##### Information supplied #####
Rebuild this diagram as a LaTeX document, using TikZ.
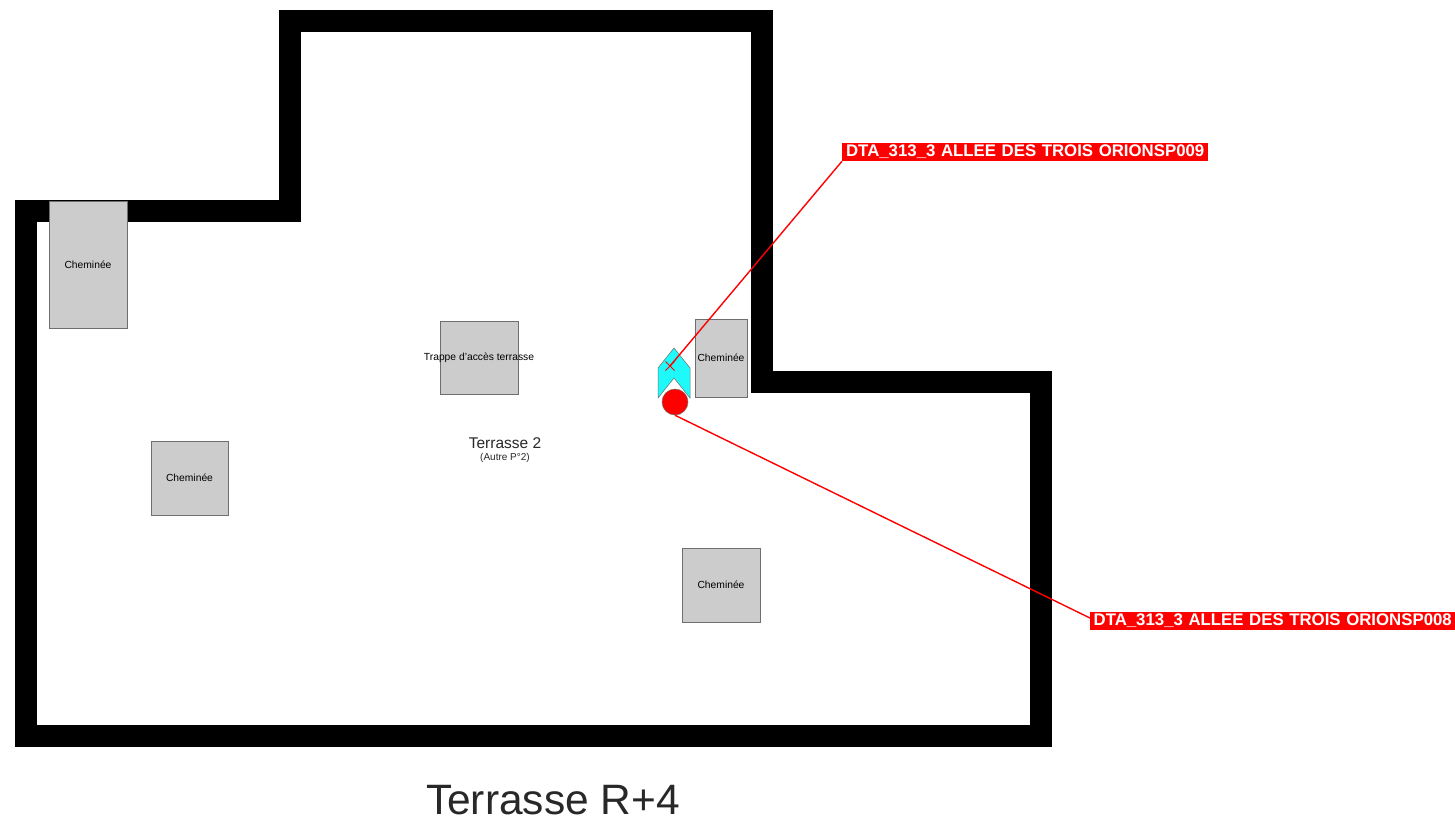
\documentclass[tikz,border=0pt]{standalone}
\usepackage{fontspec}
\setmainfont{Liberation Sans}
\usetikzlibrary{calc}
\definecolor{chimgray}{RGB}{204,204,204}
\definecolor{chimedge}{RGB}{110,110,110}
\definecolor{textgray}{RGB}{40,40,40}
\definecolor{equipcyan}{RGB}{30,250,250}
\definecolor{tagred}{RGB}{255,0,0}
\tikzset{
  wall/.style={draw=black,line width=22pt,miter limit=10},
  chimney/.style={draw=chimedge,fill=chimgray,line width=0.9pt,inner sep=0pt,
     font=\fontsize{10.3}{10.3}\selectfont,text=black},
  tag/.style={fill=tagred,text=white,inner sep=0pt,font=\fontsize{16.8}{17}\selectfont\bfseries},
  leader/.style={draw=tagred,line width=1.4pt},
}
\begin{document}
\begin{tikzpicture}[x=1pt,y=-1pt]
\useasboundingbox (0,0) rectangle (1455,823);
\fill[white] (0,0) rectangle (1455,823);
% walls
\draw[wall] (26,211) -- (290,211) -- (290,21) -- (762,21) -- (762,382) -- (1041,382) -- (1041,736) -- (26,736) -- cycle;
% chimneys
\node[chimney,minimum width=78pt,minimum height=127pt] (c1) at (88,264.5) {\raisebox{-1pt}{\makebox[0pt]{Cheminée}}};
\node[chimney,minimum width=78pt,minimum height=73pt] (trap) at (479,357.5) {\makebox[0pt]{Trappe d'accès terrasse}};
\node[chimney,minimum width=52pt,minimum height=78pt] (c2) at (721,358) {\raisebox{0.5pt}{\makebox[0pt]{Cheminée}}};
\node[chimney,minimum width=77pt,minimum height=74pt] (c3) at (189.5,478) {\raisebox{1pt}{\makebox[0pt]{Cheminée}}};
\node[chimney,minimum width=78pt,minimum height=74pt] (c4) at (721,585) {\makebox[0pt]{Cheminée}};
% room label
\node[inner sep=0pt,text=textgray,font=\fontsize{15.5}{15.5}\selectfont] (room) at (505,443) {Terrasse 2};
\node[inner sep=0pt,text=textgray,font=\fontsize{10}{10}\selectfont] (area) at (505,458) {(Autre P°2)};
% equipment
\fill[draw=chimedge,line width=0.5pt,fill=equipcyan] (674,348) -- (690,368) -- (690,398) -- (674,378) -- (658,398) -- (658,368) -- cycle;
\node[circle,fill=tagred,draw=chimedge,line width=0.5pt,minimum size=26pt,inner sep=0pt] (dot) at (675,402) {};
\coordinate (cross) at (670,366);
\draw[tagred,line width=1pt] ($(cross)+(-4.5,-4.5)$) -- ($(cross)+(4.5,4.5)$);
\draw[tagred,line width=1pt] ($(cross)+(-4.5,4.5)$) -- ($(cross)+(4.5,-4.5)$);
% tags
\node[tag,anchor=west,minimum height=18pt,text width=366pt,align=center] (t1) at (842,152) {DTA\_313\_3 ALLEE DES TROIS ORIONSP009};
\node[tag,anchor=west,minimum height=18pt,text width=365pt,align=center] (t2) at (1090,621) {DTA\_313\_3 ALLEE DES TROIS ORIONSP008};
% leaders
\draw[leader] (cross) -- (t1.south west);
\draw[leader] (dot.south) -- ($(t2.west)+(0,-3)$);
% title
\node[inner sep=0pt,text=textgray,font=\fontsize{42.5}{42.5}\selectfont] (title) at (553,800) {Terrasse R+4};
\end{tikzpicture}
\end{document}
#####
Copy out each line word for word, please, skipping the images.

- _Task answer_
Rebuild this diagram as a LaTeX document, using TikZ.
\documentclass[tikz,border=0pt]{standalone}
\usepackage{fontspec}
\setmainfont{Liberation Sans}
\usetikzlibrary{calc}
\definecolor{chimgray}{RGB}{204,204,204}
\definecolor{chimedge}{RGB}{110,110,110}
\definecolor{textgray}{RGB}{40,40,40}
\definecolor{equipcyan}{RGB}{30,250,250}
\definecolor{tagred}{RGB}{255,0,0}
\tikzset{
  wall/.style={draw=black,line width=22pt,miter limit=10},
  chimney/.style={draw=chimedge,fill=chimgray,line width=0.9pt,inner sep=0pt,
     font=\fontsize{10.3}{10.3}\selectfont,text=black},
  tag/.style={fill=tagred,text=white,inner sep=0pt,font=\fontsize{16.8}{17}\selectfont\bfseries},
  leader/.style={draw=tagred,line width=1.4pt},
}
\begin{document}
\begin{tikzpicture}[x=1pt,y=-1pt]
\useasboundingbox (0,0) rectangle (1455,823);
\fill[white] (0,0) rectangle (1455,823);
% walls
\draw[wall] (26,211) -- (290,211) -- (290,21) -- (762,21) -- (762,382) -- (1041,382) -- (1041,736) -- (26,736) -- cycle;
% chimneys
\node[chimney,minimum width=78pt,minimum height=127pt] (c1) at (88,264.5) {\raisebox{-1pt}{\makebox[0pt]{Cheminée}}};
\node[chimney,minimum width=78pt,minimum height=73pt] (trap) at (479,357.5) {\makebox[0pt]{Trappe d'accès terrasse}};
\node[chimney,minimum width=52pt,minimum height=78pt] (c2) at (721,358) {\raisebox{0.5pt}{\makebox[0pt]{Cheminée}}};
\node[chimney,minimum width=77pt,minimum height=74pt] (c3) at (189.5,478) {\raisebox{1pt}{\makebox[0pt]{Cheminée}}};
\node[chimney,minimum width=78pt,minimum height=74pt] (c4) at (721,585) {\makebox[0pt]{Cheminée}};
% room label
\node[inner sep=0pt,text=textgray,font=\fontsize{15.5}{15.5}\selectfont] (room) at (505,443) {Terrasse 2};
\node[inner sep=0pt,text=textgray,font=\fontsize{10}{10}\selectfont] (area) at (505,458) {(Autre P°2)};
% equipment
\fill[draw=chimedge,line width=0.5pt,fill=equipcyan] (674,348) -- (690,368) -- (690,398) -- (674,378) -- (658,398) -- (658,368) -- cycle;
\node[circle,fill=tagred,draw=chimedge,line width=0.5pt,minimum size=26pt,inner sep=0pt] (dot) at (675,402) {};
\coordinate (cross) at (670,366);
\draw[tagred,line width=1pt] ($(cross)+(-4.5,-4.5)$) -- ($(cross)+(4.5,4.5)$);
\draw[tagred,line width=1pt] ($(cross)+(-4.5,4.5)$) -- ($(cross)+(4.5,-4.5)$);
% tags
\node[tag,anchor=west,minimum height=18pt,text width=366pt,align=center] (t1) at (842,152) {DTA\_313\_3 ALLEE DES TROIS ORIONSP009};
\node[tag,anchor=west,minimum height=18pt,text width=365pt,align=center] (t2) at (1090,621) {DTA\_313\_3 ALLEE DES TROIS ORIONSP008};
% leaders
\draw[leader] (cross) -- (t1.south west);
\draw[leader] (dot.south) -- ($(t2.west)+(0,-3)$);
% title
\node[inner sep=0pt,text=textgray,font=\fontsize{42.5}{42.5}\selectfont] (title) at (553,800) {Terrasse R+4};
\end{tikzpicture}
\end{document}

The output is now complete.